As written, the ordinance will reduce the speed limit on Pleasant Valley Way from Northfield Avenue to the center of Cornell Street from 50 to 40 mph from the center of Northfield Avenue to the center of State Highway 10, aka Mount Pleasant Avenue. The school zone will have a speed limit of 25 miles per hour, beginning 490 feet north of the center of Brook End Drive to 585 feet north of the center of Underwood Drive.
The reduction of the speed limit and creation of the school zone came from a recommendation from a study by engineering consulting firm NV5 for the Essex County Division of Engineering. According to the report, speed studies were conducted along the street Sept. 20. Of 100 vehicles, the 85th percentile of speeds recorded ranged from 45 to 47 mph for northbound vehicles, and from 45 to 49.2 mph for those southbound. Based on the report’s findings, the recommended speed limit was either 40 or 45 miles per hour.
“I’m happy about it,” Councilman Jerry Guarino told the Chronicle in a Dec. 2 interview about the impending vote on the ordinance. Guarino is also a member of the Pedestrian Safety Advisory Board.
“Not many kids walk everywhere these days; everything is driving,” he said. “So it makes it safer on some of those big streets.”
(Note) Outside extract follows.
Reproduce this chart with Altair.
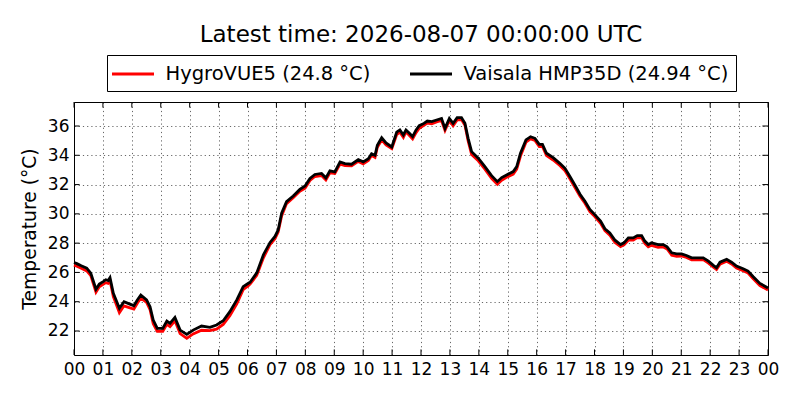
import json
import altair as alt
import pandas as pd

# ---- data ----
hours = [
    0.0, 0.1, 0.25, 0.44, 0.58, 0.76, 0.875, 1.01, 1.1, 1.18,
    1.245, 1.36, 1.57, 1.73, 1.91, 2.07, 2.19, 2.31, 2.51, 2.63,
    2.74, 2.88, 3.07, 3.21, 3.32, 3.49, 3.67, 3.9, 4.12, 4.41,
    4.7, 4.93, 5.16, 5.39, 5.63, 5.85, 6.03, 6.09, 6.32, 6.55,
    6.78, 6.95, 7.06, 7.18, 7.35, 7.58, 7.81, 7.99, 8.16, 8.33,
    8.56, 8.71, 8.85, 9.02, 9.2, 9.37, 9.6, 9.83, 10.0, 10.18,
    10.29, 10.41, 10.49, 10.64, 10.79, 10.99, 11.16, 11.27, 11.39, 11.48,
    11.6, 11.71, 11.83, 11.94, 12.1, 12.22, 12.37, 12.54, 12.71, 12.83,
    12.98, 13.11, 13.25, 13.4, 13.52, 13.63, 13.75, 13.98, 14.21, 14.44,
    14.64, 14.79, 14.96, 15.19, 15.31, 15.44, 15.63, 15.79, 15.94, 16.09,
    16.2, 16.34, 16.57, 16.8, 16.98, 17.15, 17.32, 17.5, 17.67, 17.84,
    18.01, 18.21, 18.36, 18.53, 18.71, 18.9, 19.02, 19.17, 19.34, 19.48,
    19.63, 19.74, 19.86, 19.97, 20.2, 20.38, 20.51, 20.67, 20.84, 21.01,
    21.18, 21.36, 21.53, 21.76, 21.94, 22.11, 22.22, 22.34, 22.57, 22.74,
    22.91, 23.14, 23.31, 23.49, 23.72, 24.0,
]

vaisala = [
    26.68, 26.6, 26.45, 26.29, 25.95, 24.85, 25.2, 25.37, 25.5, 25.45,
    25.65, 24.58, 23.55, 24.0, 23.85, 23.73, 24.12, 24.46, 24.12, 23.66,
    22.75, 22.18, 22.18, 22.68, 22.52, 22.93, 22.06, 21.77, 22.06, 22.34,
    22.25, 22.41, 22.7, 23.32, 24.12, 25.03, 25.26, 25.33, 25.97, 27.21,
    28.05, 28.46, 28.9, 30.04, 30.83, 31.22, 31.67, 31.9, 32.42, 32.69,
    32.76, 32.46, 32.94, 32.87, 33.55, 33.43, 33.39, 33.71, 33.55, 33.77,
    34.11, 34.0, 34.68, 35.2, 34.84, 34.57, 35.58, 35.73, 35.39, 35.73,
    35.5, 35.27, 35.73, 36.02, 36.18, 36.34, 36.3, 36.41, 36.52, 35.84,
    36.52, 36.18, 36.57, 36.57, 36.18, 35.16, 34.25, 33.8, 33.23, 32.61,
    32.2, 32.48, 32.66, 32.89, 33.23, 34.14, 35.05, 35.27, 35.16, 34.75,
    34.75, 34.14, 33.84, 33.45, 33.11, 32.55, 31.98, 31.34, 30.86, 30.3,
    29.95, 29.5, 28.98, 28.7, 28.2, 27.9, 28.02, 28.36, 28.36, 28.52,
    28.52, 28.14, 27.9, 28.02, 27.9, 27.9, 27.75, 27.34, 27.27, 27.27,
    27.16, 27.0, 27.0, 27.0, 26.77, 26.48, 26.32, 26.7, 26.89, 26.7,
    26.43, 26.25, 26.09, 25.7, 25.25, 24.94,
]

hygrovue = [
    26.5, 26.42, 26.28, 26.1, 25.78, 24.65, 25.02, 25.18, 25.3, 25.25,
    25.45, 24.35, 23.25, 23.72, 23.6, 23.5, 23.9, 24.25, 23.95, 23.45,
    22.5, 21.98, 21.98, 22.45, 22.3, 22.7, 21.82, 21.5, 21.8, 22.05,
    22.02, 22.12, 22.45, 23.05, 23.85, 24.82, 25.1, 25.2, 25.8, 27.0,
    27.9, 28.3, 28.75, 29.85, 30.7, 31.1, 31.55, 31.75, 32.28, 32.55,
    32.62, 32.32, 32.8, 32.75, 33.4, 33.3, 33.28, 33.58, 33.42, 33.65,
    33.98, 33.85, 34.55, 35.05, 34.7, 34.45, 35.42, 35.58, 35.22, 35.6,
    35.35, 35.12, 35.55, 35.85, 36.05, 36.2, 36.15, 36.28, 36.38, 35.7,
    36.38, 36.02, 36.42, 36.44, 36.05, 34.98, 34.05, 33.62, 33.05, 32.42,
    32.02, 32.3, 32.5, 32.72, 33.05, 33.95, 34.9, 35.12, 35.02, 34.6,
    34.6, 33.98, 33.68, 33.3, 32.95, 32.4, 31.82, 31.2, 30.72, 30.15,
    29.82, 29.36, 28.85, 28.55, 28.05, 27.76, 27.88, 28.2, 28.2, 28.38,
    28.36, 27.98, 27.75, 27.85, 27.72, 27.74, 27.6, 27.18, 27.1, 27.12,
    27.02, 26.86, 26.86, 26.88, 26.64, 26.36, 26.2, 26.56, 26.76, 26.58,
    26.3, 26.12, 25.96, 25.56, 25.1, 24.8,
]

series_names = ["HygroVUE5 (24.8 °C)", "Vaisala HMP35D (24.94 °C)"]
series_colors = ["#ff0000", "#000000"]
y_ticks = [22, 24, 26, 28, 30, 32, 34, 36]
x_ticks = list(range(25))
x_labels = ["00", "01", "02", "03", "04", "05", "06", "07", "08", "09", "10", "11",
            "12", "13", "14", "15", "16", "17", "18", "19", "20", "21", "22", "23", "00"]
title_text = "Latest time: 2026-08-07 00:00:00 UTC"
y_title = "Temperature (°C)"

assert len(hours) == len(vaisala) == len(hygrovue)

n = len(hours)
df = pd.DataFrame({
    "hour": hours + hours,
    "temp": hygrovue + vaisala,
    "series": [series_names[0]] * n + [series_names[1]] * n,
})
yt = pd.DataFrame({"hour": [0] * len(y_ticks), "temp": y_ticks})
xt = pd.DataFrame({"hour": x_ticks, "temp": [30] * len(x_ticks)})

# ---- layout ----
W, H = 694, 253
TICK = 5.6
FONT = "DejaVu Sans"

x_scale = alt.Scale(domain=[0, 24], nice=False, zero=False)
y_scale = alt.Scale(domain=[20.36, 37.64], nice=False, zero=False)

x_axis = alt.Axis(values=x_ticks, labelExpr=json.dumps(x_labels) + "[datum.value]",
                  title=None, labelPadding=6, labelFontSize=17,
                  labelOverlap=False, labelFlush=False, labelBound=False)
y_axis = alt.Axis(values=y_ticks, format="d", title=y_title, labelPadding=5,
                  labelFontSize=17, labelOverlap=False, labelFlush=False,
                  titleFontSize=18.7, titleAngle=270,
                  titleX=-39, titleY=H / 2, titleAlign="center",
                  titleBaseline="alphabetic", titleFontWeight="normal",
                  titleFont=FONT, titleColor="black")

X = alt.X("hour:Q", scale=x_scale, axis=x_axis)
Y = alt.Y("temp:Q", scale=y_scale, axis=y_axis)

color = alt.Color(
    "series:N",
    scale=alt.Scale(domain=series_names, range=series_colors),
    legend=alt.Legend(
        title=None, orient="none", legendX=33, legendY=-47,
        direction="horizontal", symbolType="M-2.1,0H2.1", symbolSize=400,
        symbolOffset=7, symbolStrokeWidth=2.8, labelFont=FONT,
        labelFontSize=19.5, labelColor="black", labelLimit=600,
        labelOffset=21, columnPadding=33, padding=7.5,
        strokeColor="black", fillColor="white",
    ),
)

base = alt.Chart(df)
red_line = base.transform_filter(alt.datum.series == series_names[0]).mark_line(
    strokeWidth=2.8).encode(x=X, y=Y, color=color)
black_line = base.transform_filter(alt.datum.series == series_names[1]).mark_line(
    strokeWidth=2.8).encode(x=X, y=Y, color=color)

left_ticks = alt.Chart(yt).mark_rule(color="black", strokeWidth=1).encode(
    y=Y, x=alt.value(0), x2=alt.value(TICK))
right_ticks = alt.Chart(yt).mark_rule(color="black", strokeWidth=1).encode(
    y=Y, x=alt.value(W - TICK), x2=alt.value(W))
bottom_ticks = alt.Chart(xt).mark_rule(color="black", strokeWidth=1).encode(
    x=X, y=alt.value(H - TICK), y2=alt.value(H))
top_ticks = alt.Chart(xt).mark_rule(color="black", strokeWidth=1).encode(
    x=X, y=alt.value(0), y2=alt.value(TICK))

chart = alt.layer(
    left_ticks, right_ticks, bottom_ticks, top_ticks, red_line, black_line
).properties(
    width=W, height=H,
    padding={"left": 66, "top": 94, "right": 24, "bottom": 37},
    autosize=alt.AutoSizeParams(type="none"),
    background="white",
    title=alt.TitleParams(text=title_text, font=FONT, fontSize=23,
                          fontWeight="normal", color="black", anchor="middle",
                          baseline="alphabetic", offset=-10),
).configure_view(
    stroke="black", strokeWidth=1
).configure_axis(
    labelFont=FONT, labelColor="black", domain=False, ticks=False, tickSize=0,
    grid=True, gridColor="#000000", gridOpacity=0.75, gridWidth=0.8,
    gridDash=[1.2, 3],
)

chart.save("out.html", embed_options={"renderer": "svg", "actions": False})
Golda Och Academy Head of School Adam Shapiro is also pleased with the ordinance. The school zone, stretching from Brook End Drive to Underwood Drive, is an addition to the school zone speed limit that already exists around the Golda Och Upper School campus.
“With parents and caretakers pulling in and out of our school off of Pleasant Valley Way, along with those students who drive themselves, lowering the speed limit along that roadway would be a welcome change,” Shapiro said in an email to the Chronicle on Dec. 3. “Mayor (Robert) Parisi and the rest of our town leadership have demonstrated — time and again — that the safety and security of our school community, along with all residents of West Orange, is of paramount importance and for that we are quite appreciative.”
Roz Moskovitz Bielski, a member of the West Orange Pedestrian Safety Advisory Board, said the speed limit changes are something for which the board has been advocating for a long time.
“We’ve been asking why the limit is 50 mph around Golda Och for a long time,” Bielski said in a phone interview with the Chronicle on Dec. 4. “Every other town in the area — Millburn, Bloomfield, Montclair — has a 25 mph speed limit at their major intersections and we don’t.”
Bielski said the ordinance is progress, but there is still more work to be done. She wants to see more speeding enforcement along Pleasant Valley Way and the surrounding areas, where she said people often drive at 50 mph.
“Students and seniors walk through that area, and we need more enforcement,” she said, adding that she would like to see officers from the West Orange Police Department or Essex County Sheriff’s Department stationed on that street in the morning for added safety measures. “It’s a great step in the right direction, but we need much more.”